• [What you should do] All of the data needs to be repeated exactly.

• [Collected material]
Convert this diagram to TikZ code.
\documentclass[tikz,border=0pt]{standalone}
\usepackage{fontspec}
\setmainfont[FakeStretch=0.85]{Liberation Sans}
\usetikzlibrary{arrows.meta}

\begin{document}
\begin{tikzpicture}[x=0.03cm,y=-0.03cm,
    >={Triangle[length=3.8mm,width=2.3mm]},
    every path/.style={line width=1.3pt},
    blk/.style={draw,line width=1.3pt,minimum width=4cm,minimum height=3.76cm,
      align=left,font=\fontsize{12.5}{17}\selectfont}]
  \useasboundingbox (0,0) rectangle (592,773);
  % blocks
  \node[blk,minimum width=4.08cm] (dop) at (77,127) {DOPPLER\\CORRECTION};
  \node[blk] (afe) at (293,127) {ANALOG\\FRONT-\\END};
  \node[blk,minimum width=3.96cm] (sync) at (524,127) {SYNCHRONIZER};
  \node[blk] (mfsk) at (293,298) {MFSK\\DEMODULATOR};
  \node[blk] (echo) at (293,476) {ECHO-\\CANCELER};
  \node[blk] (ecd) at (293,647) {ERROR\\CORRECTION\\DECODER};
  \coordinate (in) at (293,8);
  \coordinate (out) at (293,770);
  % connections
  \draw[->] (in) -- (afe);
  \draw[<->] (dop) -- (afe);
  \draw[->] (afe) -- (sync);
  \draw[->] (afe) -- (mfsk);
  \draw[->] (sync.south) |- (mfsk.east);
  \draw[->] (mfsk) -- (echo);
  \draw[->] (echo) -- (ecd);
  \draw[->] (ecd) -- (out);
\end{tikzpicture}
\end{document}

• [Exercise response]
Convert this diagram to TikZ code.
\documentclass[tikz,border=0pt]{standalone}
\usepackage{fontspec}
\setmainfont[FakeStretch=0.85]{Liberation Sans}
\usetikzlibrary{arrows.meta}

\begin{document}
\begin{tikzpicture}[x=0.03cm,y=-0.03cm,
    >={Triangle[length=3.8mm,width=2.3mm]},
    every path/.style={line width=1.3pt},
    blk/.style={draw,line width=1.3pt,minimum width=4cm,minimum height=3.76cm,
      align=left,font=\fontsize{12.5}{17}\selectfont}]
  \useasboundingbox (0,0) rectangle (592,773);
  % blocks
  \node[blk,minimum width=4.08cm] (dop) at (77,127) {DOPPLER\\CORRECTION};
  \node[blk] (afe) at (293,127) {ANALOG\\FRONT-\\END};
  \node[blk,minimum width=3.96cm] (sync) at (524,127) {SYNCHRONIZER};
  \node[blk] (mfsk) at (293,298) {MFSK\\DEMODULATOR};
  \node[blk] (echo) at (293,476) {ECHO-\\CANCELER};
  \node[blk] (ecd) at (293,647) {ERROR\\CORRECTION\\DECODER};
  \coordinate (in) at (293,8);
  \coordinate (out) at (293,770);
  % connections
  \draw[->] (in) -- (afe);
  \draw[<->] (dop) -- (afe);
  \draw[->] (afe) -- (sync);
  \draw[->] (afe) -- (mfsk);
  \draw[->] (sync.south) |- (mfsk.east);
  \draw[->] (mfsk) -- (echo);
  \draw[->] (echo) -- (ecd);
  \draw[->] (ecd) -- (out);
\end{tikzpicture}
\end{document}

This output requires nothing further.